The land is covered by hardwood forest, primarily white and red oak, sugar and red maple, black birch and some hemlock, said Mr. McNamara. Several stone walls remain and mark the border between the two parcels as well as the location of the border with the state land to the east.
Because the river flows between the two parcels and the land is low and flat, the land trust believes it would make a nice area for a hiking path along the wide and rapid river.
To the south of the property, the land features rugged terrain. The land rises to a rocky ledge with an impressive view, according to Mr. McNamara. There are several vernal pools, and springs lead downhill and feed the bog to the east where the Saugatuck River flows. Preservation of this land protects the Saugatuck Reservoir watershed.
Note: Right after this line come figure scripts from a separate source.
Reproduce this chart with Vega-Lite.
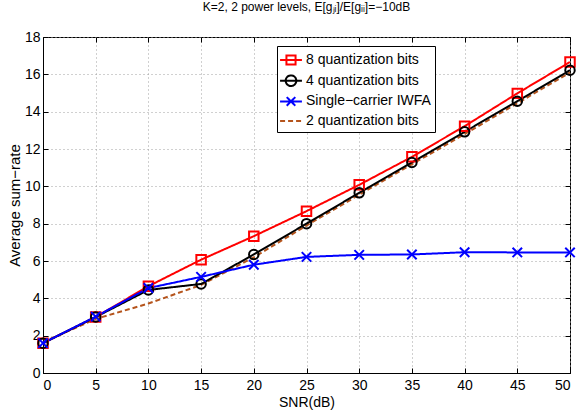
{
  "$schema": "https://vega.github.io/schema/vega-lite/v6.json",
  "width": 527,
  "height": 336,
  "autosize": {"type": "none"},
  "padding": {"left": 43, "top": 37, "right": 9, "bottom": 37},
  "title": {"text": "K=2, 2 power levels, E[gⱼᵢ]/E[gᵢᵢ]=−10dB", "fontSize": 12, "fontWeight": "normal", "font": "Liberation Sans", "color": "black", "offset": 16, "anchor": "middle"},
  "config": {
    "font": "Liberation Sans",
    "view": {"stroke": "black", "strokeWidth": 1},
    "axis": {"labelFont": "Liberation Sans", "titleFont": "Liberation Sans", "labelFontSize": 14, "titleFontSize": 14, "titleFontWeight": "normal", "labelColor": "black", "titleColor": "black", "domainColor": "black", "tickColor": "black", "gridColor": "#a0a0a0", "gridDash": [1, 3], "gridOpacity": 1}
  },
  "data": {"values": [
    {"snr": 0, "rate": 1.65, "series": "2 quantization bits"},
    {"snr": 5, "rate": 2.9, "series": "2 quantization bits"},
    {"snr": 10, "rate": 3.72, "series": "2 quantization bits"},
    {"snr": 15, "rate": 4.72, "series": "2 quantization bits"},
    {"snr": 20, "rate": 6.2, "series": "2 quantization bits"},
    {"snr": 25, "rate": 7.9, "series": "2 quantization bits"},
    {"snr": 30, "rate": 9.55, "series": "2 quantization bits"},
    {"snr": 35, "rate": 11.18, "series": "2 quantization bits"},
    {"snr": 40, "rate": 12.8, "series": "2 quantization bits"},
    {"snr": 45, "rate": 14.45, "series": "2 quantization bits"},
    {"snr": 50, "rate": 16.1, "series": "2 quantization bits"},
    {"snr": 0, "rate": 1.6, "series": "8 quantization bits"},
    {"snr": 5, "rate": 3.0, "series": "8 quantization bits"},
    {"snr": 10, "rate": 4.65, "series": "8 quantization bits"},
    {"snr": 15, "rate": 6.07, "series": "8 quantization bits"},
    {"snr": 20, "rate": 7.33, "series": "8 quantization bits"},
    {"snr": 25, "rate": 8.67, "series": "8 quantization bits"},
    {"snr": 30, "rate": 10.08, "series": "8 quantization bits"},
    {"snr": 35, "rate": 11.58, "series": "8 quantization bits"},
    {"snr": 40, "rate": 13.22, "series": "8 quantization bits"},
    {"snr": 45, "rate": 14.98, "series": "8 quantization bits"},
    {"snr": 50, "rate": 16.66, "series": "8 quantization bits"},
    {"snr": 0, "rate": 1.6, "series": "4 quantization bits"},
    {"snr": 5, "rate": 3.0, "series": "4 quantization bits"},
    {"snr": 10, "rate": 4.45, "series": "4 quantization bits"},
    {"snr": 15, "rate": 4.77, "series": "4 quantization bits"},
    {"snr": 20, "rate": 6.35, "series": "4 quantization bits"},
    {"snr": 25, "rate": 8.0, "series": "4 quantization bits"},
    {"snr": 30, "rate": 9.65, "series": "4 quantization bits"},
    {"snr": 35, "rate": 11.28, "series": "4 quantization bits"},
    {"snr": 40, "rate": 12.92, "series": "4 quantization bits"},
    {"snr": 45, "rate": 14.56, "series": "4 quantization bits"},
    {"snr": 50, "rate": 16.22, "series": "4 quantization bits"},
    {"snr": 0, "rate": 1.6, "series": "Single−carrier IWFA"},
    {"snr": 5, "rate": 3.02, "series": "Single−carrier IWFA"},
    {"snr": 10, "rate": 4.55, "series": "Single−carrier IWFA"},
    {"snr": 15, "rate": 5.15, "series": "Single−carrier IWFA"},
    {"snr": 20, "rate": 5.8, "series": "Single−carrier IWFA"},
    {"snr": 25, "rate": 6.22, "series": "Single−carrier IWFA"},
    {"snr": 30, "rate": 6.33, "series": "Single−carrier IWFA"},
    {"snr": 35, "rate": 6.35, "series": "Single−carrier IWFA"},
    {"snr": 40, "rate": 6.47, "series": "Single−carrier IWFA"},
    {"snr": 45, "rate": 6.46, "series": "Single−carrier IWFA"},
    {"snr": 50, "rate": 6.46, "series": "Single−carrier IWFA"}
  ]},
  "layer": [
    {
      "mark": {"type": "line", "strokeWidth": 2},
      "encoding": {
        "x": {"field": "snr", "type": "quantitative", "scale": {"domain": [0, 50], "nice": false}, "axis": {"orient": "bottom", "values": [0, 5, 10, 15, 20, 25, 30, 35, 40, 45, 50], "title": "SNR(dB)", "tickSize": -5, "labelPadding": 10, "titlePadding": 3}},
        "y": {"field": "rate", "type": "quantitative", "scale": {"domain": [0, 18], "nice": false}, "axis": {"orient": "left", "values": [0, 2, 4, 6, 8, 10, 12, 14, 16, 18], "title": "Average sum−rate", "titleFontSize": 15, "tickSize": -5, "labelPadding": 8, "titlePadding": 2}},
        "color": {"field": "series", "type": "nominal", "scale": {"domain": ["8 quantization bits", "4 quantization bits", "Single−carrier IWFA", "2 quantization bits"], "range": ["#ff0000", "#000000", "#0000ff", "#b5541c"]},
          "legend": {"orient": "none", "legendX": 234, "legendY": 9, "title": null, "strokeColor": "black", "fillColor": "white", "padding": 3.5, "labelFont": "Liberation Sans", "labelFontSize": 14, "labelColor": "black", "symbolSize": 361, "symbolStrokeWidth": 2, "rowPadding": 0.7, "labelOffset": 4.5,
            "encode": {"symbols": {"update": {
              "shape": {"signal": "datum.value === '8 quantization bits' ? 'M-1.15,0H1.15M-0.48,-0.48H0.48V0.48H-0.48Z' : datum.value === '4 quantization bits' ? 'M-1.15,0H1.15M0.56,0A0.56,0.56,0,1,1,-0.56,0A0.56,0.56,0,1,1,0.56,0' : datum.value === '2 quantization bits' ? 'M-1.15,0H1.15' : 'M-1.15,0H1.15M-0.45,-0.45L0.45,0.45M-0.45,0.45L0.45,-0.45'"},
              "strokeDash": {"signal": "datum.value === '2 quantization bits' ? [4, 3] : [1, 0]"},
              "fill": {"value": "transparent"},
              "strokeWidth": {"value": 2}
            }}}}},
        "strokeDash": {"field": "series", "type": "nominal", "scale": {"domain": ["8 quantization bits", "4 quantization bits", "Single−carrier IWFA", "2 quantization bits"], "range": [[1, 0], [1, 0], [1, 0], [5, 3]]}, "legend": null}
      }
    },
    {
      "transform": [{"filter": "datum.series !== '2 quantization bits'"}],
      "mark": {"type": "point", "filled": false, "strokeWidth": 2, "size": 90, "opacity": 1},
      "encoding": {
        "x": {"field": "snr", "type": "quantitative", "scale": {"domain": [0, 50], "nice": false}, "axis": {"orient": "top", "values": [0, 5, 10, 15, 20, 25, 30, 35, 40, 45, 50], "labels": false, "grid": false, "domain": false, "title": null, "tickSize": -5}},
        "y": {"field": "rate", "type": "quantitative", "scale": {"domain": [0, 18], "nice": false}, "axis": {"orient": "right", "values": [0, 2, 4, 6, 8, 10, 12, 14, 16, 18], "labels": false, "grid": false, "domain": false, "title": null, "tickSize": -5}},
        "color": {"field": "series", "type": "nominal", "scale": {"domain": ["8 quantization bits", "4 quantization bits", "Single−carrier IWFA", "2 quantization bits"], "range": ["#ff0000", "#000000", "#0000ff", "#b5541c"]}, "legend": null},
        "shape": {"field": "series", "type": "nominal", "scale": {"domain": ["8 quantization bits", "4 quantization bits", "Single−carrier IWFA"], "range": ["square", "circle", "M-1,-1L1,1M-1,1L1,-1"]}, "legend": null}
      }
    }
  ],
  "resolve": {"axis": {"x": "independent", "y": "independent"}}
}
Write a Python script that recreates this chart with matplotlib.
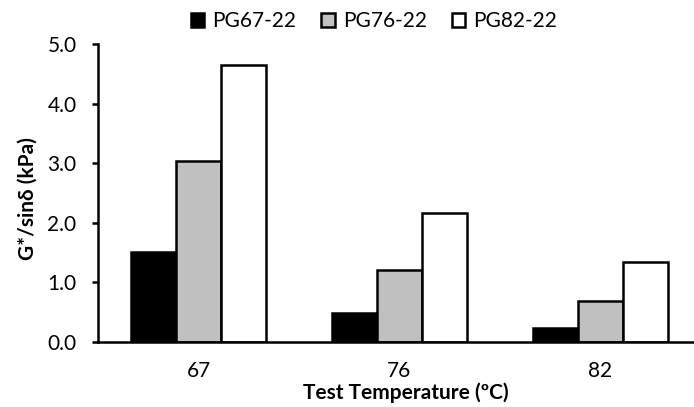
import matplotlib
matplotlib.use("Agg")
import matplotlib.pyplot as plt
import numpy as np

categories = ["67", "76", "82"]
series_names = ["PG67-22", "PG76-22", "PG82-22"]
pg67 = [1.51, 0.49, 0.24]
pg76 = [3.04, 1.21, 0.68]
pg82 = [4.64, 2.16, 1.34]
yticks = [0.0, 1.0, 2.0, 3.0, 4.0, 5.0]

plt.rcParams['font.family'] = ['Lato', 'DejaVu Sans']

fig = plt.figure(figsize=(6.94, 4.07), dpi=100)
# axes: left spine at x=98px, baseline at y=342px, top (5.0) at y=44px
ax = fig.add_axes([98 / 694, (407 - 342) / 407, 603 / 694, 298 / 407])

x = np.arange(len(categories))
w = 0.224
colors = ["black", "#c0c0c0", "white"]
for i, (vals, name) in enumerate(zip([pg67, pg76, pg82], series_names)):
    ax.bar(x + (i - 1) * w, vals, width=w, color=colors[i], edgecolor="black",
           linewidth=1.8, label=name)

ax.set_xlim(-0.5, 2.5)
ax.set_ylim(0, 5.0)
ax.set_yticks(yticks)
ax.set_yticklabels([f"{v:.1f}" for v in yticks], fontsize=15)
ax.set_xticks(x)
ax.set_xticklabels(categories, fontsize=15)
ax.tick_params(axis='x', length=0, pad=14)
ax.tick_params(axis='y', direction='out', length=4.5, width=1.8, pad=11)
for s in ["top", "right"]:
    ax.spines[s].set_visible(False)
for s in ["left", "bottom"]:
    ax.spines[s].set_linewidth(1.8)

ax.set_ylabel("G*/sinδ (kPa)", fontsize=15, fontweight='bold')
ax.yaxis.set_label_coords(-0.1, 0.48)
ax.set_xlabel("Test Temperature (ºC)", fontsize=15, fontweight='bold')
ax.xaxis.set_label_coords(0.511, -0.135)

leg = fig.legend(loc='center', bbox_to_anchor=(374 / 694, 1 - 21 / 407), ncol=3, frameon=False,
                 fontsize=15, handlelength=0.65, handleheight=0.65, handletextpad=0.38,
                 columnspacing=1.2, borderaxespad=0)

fig.savefig("out.png", dpi=100)
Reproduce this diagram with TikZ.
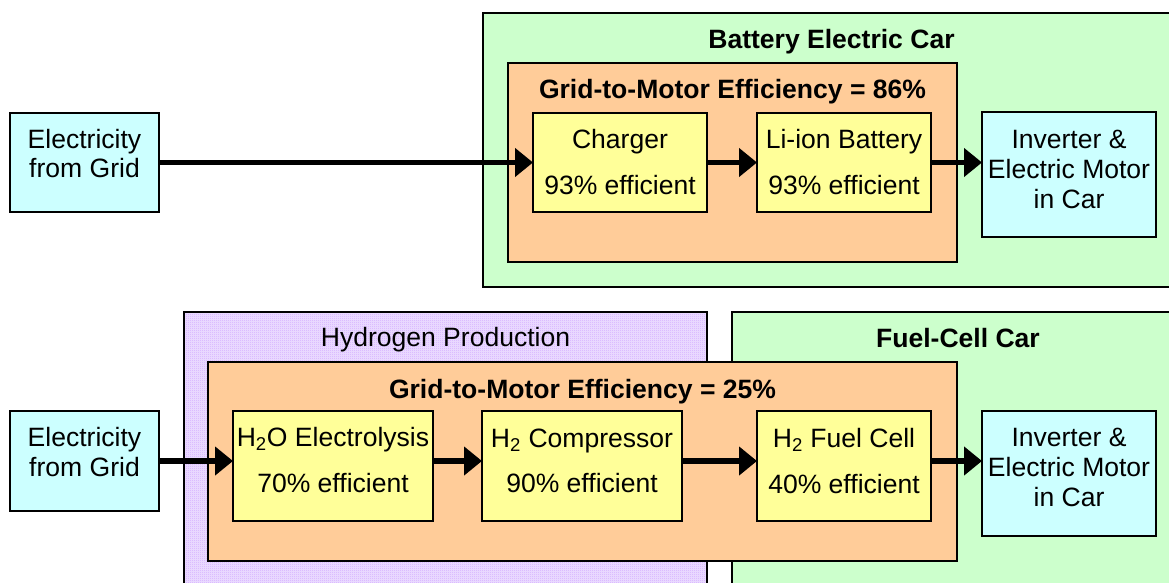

The western part of the land is mired by invasive barberry, he said.
The management plan for the property is to create a trail that follows the river at 48 George Hull Hill Road and then crosses to an upland climb to the ledges at 28 George Hull Hill Road, according to Mr. McNamara. The land trust would make sure the use of the land was sensitive to the watershed, but it also want to remove some of the invasive barberry from the property to make it less attractive to ticks.